Fair point. That seems reasonable to me. I can use those function names instead.
The only issue I see is that Lock OsThread can't take any arguments. I'd like to be able to tell which core to lock to.

[eliasnaur]

Right. So LockOSThread is enough for use cases where you only care about exclusive access to a some core. For heterogeneous cores, I suggest:

• Move the API to package machine.
• Drop CurrentCPU - it's racy (its result may be invalidated at any time).
• Drop GetAffinity - it seems that code that pin itself to a particular core should know what it's doing.
• Drop the -1 special case from LockToCore
• Rename LockToCore to LockCore to mimic LockOSThread naming. Rename UnlockFromCore to UnlockCore for the same reason.

An important issue to think about is what happens if the requested core is busy? LockOSThread doesn't have this problem (some core must be running it).

[amken3d]

Looks like it passed all checks except the macos(13) test with this error

This is a scheduled macos-13 brownout. The macOS-13 based runner images are being deprecated. For more details, see actions/runner-images#13046.

[deadprogram]

@amken3d I just created #5093 to address the macOS 13 runner deprecation.

[eliasnaur]

Thanks. I've commented on the implementation, but I'm still not a fan of the LockCore API, because it may block indefinitely if a long-running goroutine is running on the target core. In a sense, LockCore acts as a per-core mutex that some arbitrary other goroutine may have taken, with the usual deadlock risks.
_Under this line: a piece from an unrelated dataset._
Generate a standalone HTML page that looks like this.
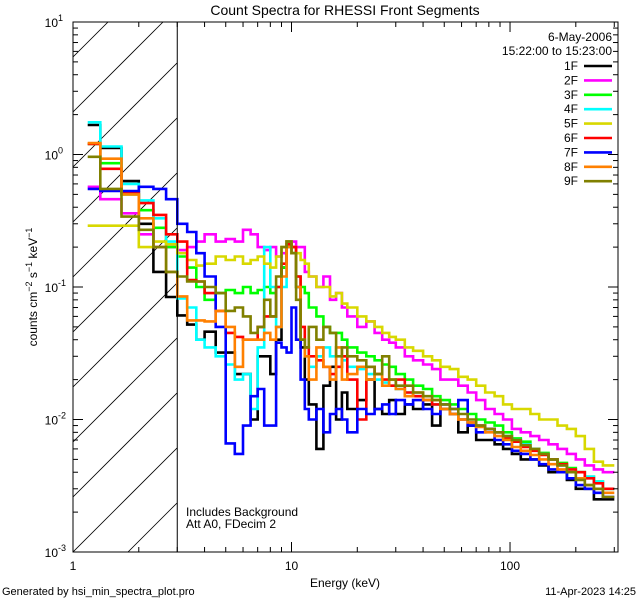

One way of getting around this issue is by requiring LockCore to be called before any other goroutine has started. A good place would be in an init function.

[eliasnaur]

While here, remove this now irrelevant comment.

[eliasnaur]

Is it more precise to say "with the "cores" scheduler"?

[eliasnaur]

This needs a more detailed description. For example, it doesn't say what happens if the target core is busy. I believe LockCore returns. If so, this is surprising to me; I would expect that once LockCore returns, the calling goroutine is running on the target core.

[eliasnaur]

@aykevl should probably take a look.

[eliasnaur]

Superfluous comment. The function is only available on rpxxxx by build tags.

[eliasnaur]

Superfluous comment.

[eliasnaur]

I think this should be a hard requirements; that is, LockCore should panic if any other goroutine has started.

[eliasnaur]

Exposing this implementation detail seems like an unnecessary burden on the caller. Why can't LockCore switch the goroutine over to the target core before returning? For instance, why can't LockCore call Gosched?